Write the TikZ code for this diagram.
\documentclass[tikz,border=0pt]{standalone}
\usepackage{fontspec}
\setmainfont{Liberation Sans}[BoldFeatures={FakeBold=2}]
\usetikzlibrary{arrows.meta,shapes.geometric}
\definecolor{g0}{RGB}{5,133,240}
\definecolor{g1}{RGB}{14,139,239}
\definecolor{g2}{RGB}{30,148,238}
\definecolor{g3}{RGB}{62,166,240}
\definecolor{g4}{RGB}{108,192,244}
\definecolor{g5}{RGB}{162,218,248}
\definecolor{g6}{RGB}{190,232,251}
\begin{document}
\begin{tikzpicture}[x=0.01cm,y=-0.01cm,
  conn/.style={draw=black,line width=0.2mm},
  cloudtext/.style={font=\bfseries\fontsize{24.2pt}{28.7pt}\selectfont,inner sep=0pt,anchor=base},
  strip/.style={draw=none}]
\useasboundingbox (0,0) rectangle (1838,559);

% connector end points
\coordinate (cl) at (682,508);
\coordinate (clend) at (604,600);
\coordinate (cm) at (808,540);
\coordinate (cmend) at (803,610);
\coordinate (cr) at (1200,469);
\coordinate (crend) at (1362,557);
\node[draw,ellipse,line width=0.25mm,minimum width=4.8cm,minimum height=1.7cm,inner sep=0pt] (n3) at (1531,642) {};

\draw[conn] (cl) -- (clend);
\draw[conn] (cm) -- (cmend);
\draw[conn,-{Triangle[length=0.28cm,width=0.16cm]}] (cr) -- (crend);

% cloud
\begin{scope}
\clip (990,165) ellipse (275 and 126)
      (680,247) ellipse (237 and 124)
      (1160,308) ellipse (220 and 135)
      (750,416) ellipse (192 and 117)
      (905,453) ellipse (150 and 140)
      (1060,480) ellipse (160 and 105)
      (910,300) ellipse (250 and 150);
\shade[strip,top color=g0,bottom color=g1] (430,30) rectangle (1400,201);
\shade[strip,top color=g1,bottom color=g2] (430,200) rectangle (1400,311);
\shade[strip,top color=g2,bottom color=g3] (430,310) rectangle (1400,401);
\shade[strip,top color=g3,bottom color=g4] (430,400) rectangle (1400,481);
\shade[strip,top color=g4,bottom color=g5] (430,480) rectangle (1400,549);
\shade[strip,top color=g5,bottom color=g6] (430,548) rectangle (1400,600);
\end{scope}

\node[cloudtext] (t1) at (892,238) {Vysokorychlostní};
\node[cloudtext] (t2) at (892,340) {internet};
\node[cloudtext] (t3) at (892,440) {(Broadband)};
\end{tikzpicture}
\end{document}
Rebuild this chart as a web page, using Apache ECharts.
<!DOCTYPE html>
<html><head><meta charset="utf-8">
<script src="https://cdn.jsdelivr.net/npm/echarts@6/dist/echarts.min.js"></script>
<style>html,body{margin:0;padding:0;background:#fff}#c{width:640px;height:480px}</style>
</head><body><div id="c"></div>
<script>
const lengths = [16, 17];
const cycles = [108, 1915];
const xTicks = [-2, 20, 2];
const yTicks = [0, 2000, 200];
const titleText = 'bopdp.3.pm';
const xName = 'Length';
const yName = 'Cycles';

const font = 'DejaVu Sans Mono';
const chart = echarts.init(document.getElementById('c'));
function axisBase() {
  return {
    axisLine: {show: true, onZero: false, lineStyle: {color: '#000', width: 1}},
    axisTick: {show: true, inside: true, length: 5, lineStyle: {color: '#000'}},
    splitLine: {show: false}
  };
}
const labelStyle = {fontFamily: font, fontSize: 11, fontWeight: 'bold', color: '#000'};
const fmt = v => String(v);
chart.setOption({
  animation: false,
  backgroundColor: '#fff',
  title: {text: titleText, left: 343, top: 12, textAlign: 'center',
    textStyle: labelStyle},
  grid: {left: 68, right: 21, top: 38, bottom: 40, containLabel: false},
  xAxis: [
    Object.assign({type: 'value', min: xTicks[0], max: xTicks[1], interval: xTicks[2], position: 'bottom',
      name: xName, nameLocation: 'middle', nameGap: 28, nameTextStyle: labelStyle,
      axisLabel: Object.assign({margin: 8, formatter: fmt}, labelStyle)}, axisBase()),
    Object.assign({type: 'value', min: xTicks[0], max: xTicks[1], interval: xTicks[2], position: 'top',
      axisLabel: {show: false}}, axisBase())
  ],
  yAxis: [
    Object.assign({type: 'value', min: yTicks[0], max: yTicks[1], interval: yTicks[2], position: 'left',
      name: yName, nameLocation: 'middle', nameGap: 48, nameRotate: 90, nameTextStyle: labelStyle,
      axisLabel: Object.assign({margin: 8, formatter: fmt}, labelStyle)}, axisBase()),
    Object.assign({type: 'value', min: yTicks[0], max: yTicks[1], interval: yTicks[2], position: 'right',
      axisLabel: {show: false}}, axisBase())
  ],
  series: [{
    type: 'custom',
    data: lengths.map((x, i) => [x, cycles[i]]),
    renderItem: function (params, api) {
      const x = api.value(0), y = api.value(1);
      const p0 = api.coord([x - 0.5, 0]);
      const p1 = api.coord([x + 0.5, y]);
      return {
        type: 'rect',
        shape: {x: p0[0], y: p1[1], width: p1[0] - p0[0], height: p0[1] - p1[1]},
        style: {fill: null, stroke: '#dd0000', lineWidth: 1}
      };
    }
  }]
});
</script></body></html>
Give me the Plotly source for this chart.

EXERCISE AIM: Reproduce the complete set of lines precisely as supplied.

FULL RESPONSE:
Write the TikZ code for this diagram.
\documentclass[tikz,border=0pt]{standalone}
\usepackage{fontspec}
\setmainfont{Liberation Sans}[BoldFeatures={FakeBold=2}]
\usetikzlibrary{arrows.meta,shapes.geometric}
\definecolor{g0}{RGB}{5,133,240}
\definecolor{g1}{RGB}{14,139,239}
\definecolor{g2}{RGB}{30,148,238}
\definecolor{g3}{RGB}{62,166,240}
\definecolor{g4}{RGB}{108,192,244}
\definecolor{g5}{RGB}{162,218,248}
\definecolor{g6}{RGB}{190,232,251}
\begin{document}
\begin{tikzpicture}[x=0.01cm,y=-0.01cm,
  conn/.style={draw=black,line width=0.2mm},
  cloudtext/.style={font=\bfseries\fontsize{24.2pt}{28.7pt}\selectfont,inner sep=0pt,anchor=base},
  strip/.style={draw=none}]
\useasboundingbox (0,0) rectangle (1838,559);

% connector end points
\coordinate (cl) at (682,508);
\coordinate (clend) at (604,600);
\coordinate (cm) at (808,540);
\coordinate (cmend) at (803,610);
\coordinate (cr) at (1200,469);
\coordinate (crend) at (1362,557);
\node[draw,ellipse,line width=0.25mm,minimum width=4.8cm,minimum height=1.7cm,inner sep=0pt] (n3) at (1531,642) {};

\draw[conn] (cl) -- (clend);
\draw[conn] (cm) -- (cmend);
\draw[conn,-{Triangle[length=0.28cm,width=0.16cm]}] (cr) -- (crend);

% cloud
\begin{scope}
\clip (990,165) ellipse (275 and 126)
      (680,247) ellipse (237 and 124)
      (1160,308) ellipse (220 and 135)
      (750,416) ellipse (192 and 117)
      (905,453) ellipse (150 and 140)
      (1060,480) ellipse (160 and 105)
      (910,300) ellipse (250 and 150);
\shade[strip,top color=g0,bottom color=g1] (430,30) rectangle (1400,201);
\shade[strip,top color=g1,bottom color=g2] (430,200) rectangle (1400,311);
\shade[strip,top color=g2,bottom color=g3] (430,310) rectangle (1400,401);
\shade[strip,top color=g3,bottom color=g4] (430,400) rectangle (1400,481);
\shade[strip,top color=g4,bottom color=g5] (430,480) rectangle (1400,549);
\shade[strip,top color=g5,bottom color=g6] (430,548) rectangle (1400,600);
\end{scope}

\node[cloudtext] (t1) at (892,238) {Vysokorychlostní};
\node[cloudtext] (t2) at (892,340) {internet};
\node[cloudtext] (t3) at (892,440) {(Broadband)};
\end{tikzpicture}
\end{document}
Rebuild this chart as a web page, using Apache ECharts.
<!DOCTYPE html>
<html><head><meta charset="utf-8">
<script src="https://cdn.jsdelivr.net/npm/echarts@6/dist/echarts.min.js"></script>
<style>html,body{margin:0;padding:0;background:#fff}#c{width:640px;height:480px}</style>
</head><body><div id="c"></div>
<script>
const lengths = [16, 17];
const cycles = [108, 1915];
const xTicks = [-2, 20, 2];
const yTicks = [0, 2000, 200];
const titleText = 'bopdp.3.pm';
const xName = 'Length';
const yName = 'Cycles';

const font = 'DejaVu Sans Mono';
const chart = echarts.init(document.getElementById('c'));
function axisBase() {
  return {
    axisLine: {show: true, onZero: false, lineStyle: {color: '#000', width: 1}},
    axisTick: {show: true, inside: true, length: 5, lineStyle: {color: '#000'}},
    splitLine: {show: false}
  };
}
const labelStyle = {fontFamily: font, fontSize: 11, fontWeight: 'bold', color: '#000'};
const fmt = v => String(v);
chart.setOption({
  animation: false,
  backgroundColor: '#fff',
  title: {text: titleText, left: 343, top: 12, textAlign: 'center',
    textStyle: labelStyle},
  grid: {left: 68, right: 21, top: 38, bottom: 40, containLabel: false},
  xAxis: [
    Object.assign({type: 'value', min: xTicks[0], max: xTicks[1], interval: xTicks[2], position: 'bottom',
      name: xName, nameLocation: 'middle', nameGap: 28, nameTextStyle: labelStyle,
      axisLabel: Object.assign({margin: 8, formatter: fmt}, labelStyle)}, axisBase()),
    Object.assign({type: 'value', min: xTicks[0], max: xTicks[1], interval: xTicks[2], position: 'top',
      axisLabel: {show: false}}, axisBase())
  ],
  yAxis: [
    Object.assign({type: 'value', min: yTicks[0], max: yTicks[1], interval: yTicks[2], position: 'left',
      name: yName, nameLocation: 'middle', nameGap: 48, nameRotate: 90, nameTextStyle: labelStyle,
      axisLabel: Object.assign({margin: 8, formatter: fmt}, labelStyle)}, axisBase()),
    Object.assign({type: 'value', min: yTicks[0], max: yTicks[1], interval: yTicks[2], position: 'right',
      axisLabel: {show: false}}, axisBase())
  ],
  series: [{
    type: 'custom',
    data: lengths.map((x, i) => [x, cycles[i]]),
    renderItem: function (params, api) {
      const x = api.value(0), y = api.value(1);
      const p0 = api.coord([x - 0.5, 0]);
      const p1 = api.coord([x + 0.5, y]);
      return {
        type: 'rect',
        shape: {x: p0[0], y: p1[1], width: p1[0] - p0[0], height: p0[1] - p1[1]},
        style: {fill: null, stroke: '#dd0000', lineWidth: 1}
      };
    }
  }]
});
</script></body></html>
Give me the Plotly source for this chart.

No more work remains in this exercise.